Speed as a capability means: we are good at and we are known for making important changes happen fast. This is a governance issue. Governance is about making decisions and that is Osis’s stock-in-trade. Osis is expected not just to make decisions. It will have to make those decisions fast. That is the culture, brand and reputation Osis has to establish. That means the decision protocols of individual entities have to be reconstituted and realigned to enable Osis to deliver on its mandate. That calls for HR expertise in the form of organisational design. A basic principle of organisational design is that decisions have to be made as close as possible to where relevant information is located. Tough choices will have to be made. Employees working in Osis may have to be empowered to make critical decisions without referring to their line supervisors. Some decisions can be automated. The many layers of decision-making within organisations, where V needs W and W needs X who needs Y to consult Z to make a decision should not be replicated in Osis. Relevant government ministries may have to issue statutory instruments to enable Osis to wiggle around bureaucracies. Organisation design should decisively address potential governance contests between the Osis project and individual organisation structures.
HR must identify and remove non-value added work.
Accountability as a capability means: we are good at and we are known for ensuring that we always deliver on what we promise. Strategic HR delivers that. If an application is to be processed within five days, as Osis promises, it must be just that and nothing else. That means all Osis’s stakeholders must be kept informed about how well promises are being kept. This is the law of the scoreboard. People need to know how they are playing the game as a team. The scoreboard communicates just that.
HR centre of expertise
Osis needs to establish a centre of HR expertise, housing experts in performance, knowledge and talent management — acting as Osis’s internal consultants.
- Performance management is the key to achieving accountability and executing the Osis strategy. Performance experts will be tasked with creating standards of performance and rewards for employees working in Osis. Osis cannot leave the issue of performance management to the individual entities. That would be disastrous. Osis has a strategy and any practices must flow from its strategy. Thus Osis cannot escape the logical step of crafting performance practices different from the separate entities that make it. Performance experts will transform collaboration, speed and accountability capabilities into specific behaviours that become standards to be measured and tracked. Teams and individuals are to be rewarded or punished against the delivery of these standards. Without this, the Osis strategy becomes SPOTS (strategic plan on the shelf).

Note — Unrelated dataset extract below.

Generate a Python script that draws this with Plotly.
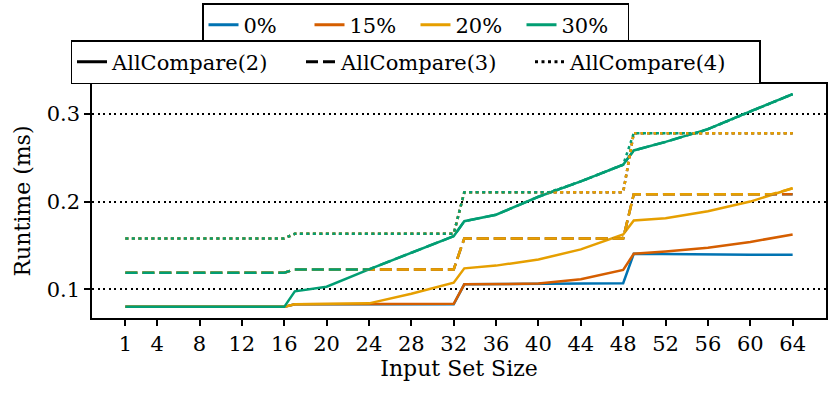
import plotly.graph_objects as go

# --- Data ---
sizes = [1, 4, 8, 12, 16, 17, 20, 24, 28, 32, 33, 36, 40, 44, 48, 49, 52, 56, 60, 64]

solid_0 = [0.080, 0.080, 0.080, 0.080, 0.080, 0.083, 0.083, 0.083, 0.083, 0.083,
           0.1057, 0.106, 0.106, 0.1065, 0.107, 0.1405, 0.140, 0.140, 0.1395, 0.1394]
solid_15 = [0.080, 0.080, 0.080, 0.080, 0.080, 0.083, 0.083, 0.083, 0.083, 0.0835,
            0.1057, 0.106, 0.1065, 0.1114, 0.122, 0.1405, 0.143, 0.1474, 0.154, 0.1625]
solid_20 = [0.080, 0.080, 0.080, 0.080, 0.080, 0.083, 0.0835, 0.084, 0.095, 0.1075,
            0.1239, 0.127, 0.134, 0.1455, 0.1625, 0.1784, 0.181, 0.189, 0.200, 0.2152]
solid_30 = [0.080, 0.080, 0.080, 0.080, 0.080, 0.0977, 0.103, 0.1227, 0.1417, 0.1606,
            0.1776, 0.185, 0.2055, 0.223, 0.242, 0.2583, 0.268, 0.2825, 0.3028, 0.3224]

step_sizes = [1, 16, 17, 32, 33, 48, 49, 64]
dashed_step = [0.119, 0.119, 0.1227, 0.1227, 0.158, 0.158, 0.2083, 0.2083]
dotted_step = [0.158, 0.158, 0.1633, 0.1633, 0.2106, 0.2106, 0.278, 0.278]

dashed_20_sizes = [1, 16, 17, 32, 33, 48, 49, 62, 64]
dashed_20 = [0.119, 0.119, 0.1227, 0.1227, 0.158, 0.158, 0.2083, 0.2083, 0.2152]

dashed_30_sizes = [1, 16, 17, 24, 28, 32, 33, 36, 40, 44, 48, 49, 52, 56, 60, 64]
dashed_30 = [0.119, 0.119, 0.1227, 0.1227, 0.1417, 0.1606, 0.1776, 0.185, 0.2055,
             0.223, 0.242, 0.2583, 0.268, 0.2825, 0.3028, 0.3224]

dotted_30_sizes = [1, 16, 17, 32, 33, 41, 44, 48, 49, 55, 56, 60, 64]
dotted_30 = [0.158, 0.158, 0.1633, 0.1633, 0.2106, 0.2106, 0.223, 0.242,
             0.278, 0.278, 0.2825, 0.3028, 0.3224]

x_ticks = [1, 4, 8, 12, 16, 20, 24, 28, 32, 36, 40, 44, 48, 52, 56, 60, 64]
y_ticks = [0.1, 0.2, 0.3]

rates = ["0%", "15%", "20%", "30%"]
methods = ["AllCompare(2)", "AllCompare(3)", "AllCompare(4)"]

# --- Style ---
COLORS = {"0%": "#0173B2", "15%": "#D55E00", "20%": "#E69F00", "30%": "#029E73"}
DASHES = {"AllCompare(2)": "solid", "AllCompare(3)": "12px,5px", "AllCompare(4)": "3px,3.5px"}
FONT = "DejaVu Serif"
LW = 2.5

series = {
    ("0%", "AllCompare(2)"): (sizes, solid_0),
    ("15%", "AllCompare(2)"): (sizes, solid_15),
    ("20%", "AllCompare(2)"): (sizes, solid_20),
    ("30%", "AllCompare(2)"): (sizes, solid_30),
    ("0%", "AllCompare(3)"): (step_sizes, dashed_step),
    ("15%", "AllCompare(3)"): (step_sizes, dashed_step),
    ("20%", "AllCompare(3)"): (dashed_20_sizes, dashed_20),
    ("30%", "AllCompare(3)"): (dashed_30_sizes, dashed_30),
    ("0%", "AllCompare(4)"): (step_sizes, dotted_step),
    ("15%", "AllCompare(4)"): (step_sizes, dotted_step),
    ("20%", "AllCompare(4)"): (step_sizes, dotted_step),
    ("30%", "AllCompare(4)"): (dotted_30_sizes, dotted_30),
}

fig = go.Figure()

for (rate, method), (xs, ys) in series.items():
    fig.add_trace(go.Scatter(
        x=xs, y=ys, mode="lines",
        line=dict(color=COLORS[rate], width=LW, dash=DASHES[method]),
        showlegend=False, hoverinfo="x+y"
    ))

# Legend-only entries
for rate in rates:
    fig.add_trace(go.Scatter(
        x=[None], y=[None], mode="lines", name=rate, legend="legend",
        line=dict(color=COLORS[rate], width=3)
    ))
for method in methods:
    fig.add_trace(go.Scatter(
        x=[None], y=[None], mode="lines", name=method, legend="legend2",
        line=dict(color="black", width=3, dash=DASHES[method])
    ))

legend_style = dict(
    orientation="h", xref="container", x=0.5, xanchor="center",
    yref="container", yanchor="top",
    bordercolor="black", borderwidth=1.5, bgcolor="white",
    font=dict(family=FONT, size=21, color="black"),
)

fig.update_layout(
    width=831, height=399,
    plot_bgcolor="white", paper_bgcolor="white",
    font=dict(family=FONT, size=22, color="black"),
    margin=dict(l=92, r=5, t=84, b=81, autoexpand=False),
    legend=dict(legend_style, y=1 - 3 / 399, entrywidth=61),
    legend2=dict(legend_style, y=1 - 40 / 399, entrywidth=184),
    xaxis=dict(
        range=[-2.15, 67.15], tickvals=x_ticks,
        ticks="outside", ticklen=6, tickwidth=1.5, tickcolor="black",
        showline=True, linecolor="black", linewidth=1.5, mirror=True,
        showgrid=False, zeroline=False,
        tickfont=dict(family=FONT, size=21),
        title=dict(text="Input Set Size", standoff=6, font=dict(size=22)),
    ),
    yaxis=dict(
        range=[0.0673, 0.334], tickvals=y_ticks, ticktext=["0.1", "0.2", "0.3"],
        ticks="outside", ticklen=6, tickwidth=1.5, tickcolor="black",
        showline=True, linecolor="black", linewidth=1.5, mirror=True,
        showgrid=True, gridcolor="black", gridwidth=1.5, griddash="2px,3.5px",
        zeroline=False,
        tickfont=dict(family=FONT, size=21),
        title=dict(text="Runtime (ms)", standoff=10, font=dict(size=22)),
    ),
)

# Drop the default page margin so the figure sits at the window origin
fig.write_html(
    "out.html",
    config={"displayModeBar": False},
    post_script="document.body.style.margin='0';",
)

- Osis needs to create the position of a knowledge officer. The knowledge officer will be tasked with documenting learning and best practices. The knowledge officer makes sure that best practices are transferred across the entire Osis structure. Hiring knowledge officers is an emerging HR practice that seeks to formally capture and share ideas (internal best practices) generated within the organisation.
- Delegations that will go overseas to market Osis must have strategic HR experts. In their presentations to potential investors, HR experts will be tasked with the responsibility of clearly demonstrating how Osis is managing its culture to deliver value to the investor. HR experts’ message will be that Osis hires, inducts, trains, assesses performance, rewards/punishes and fires employees based on Osis’s desired cultural capabilities (collaboration, speed and accountability).
Without strategic HR, Osis will be dead on arrival.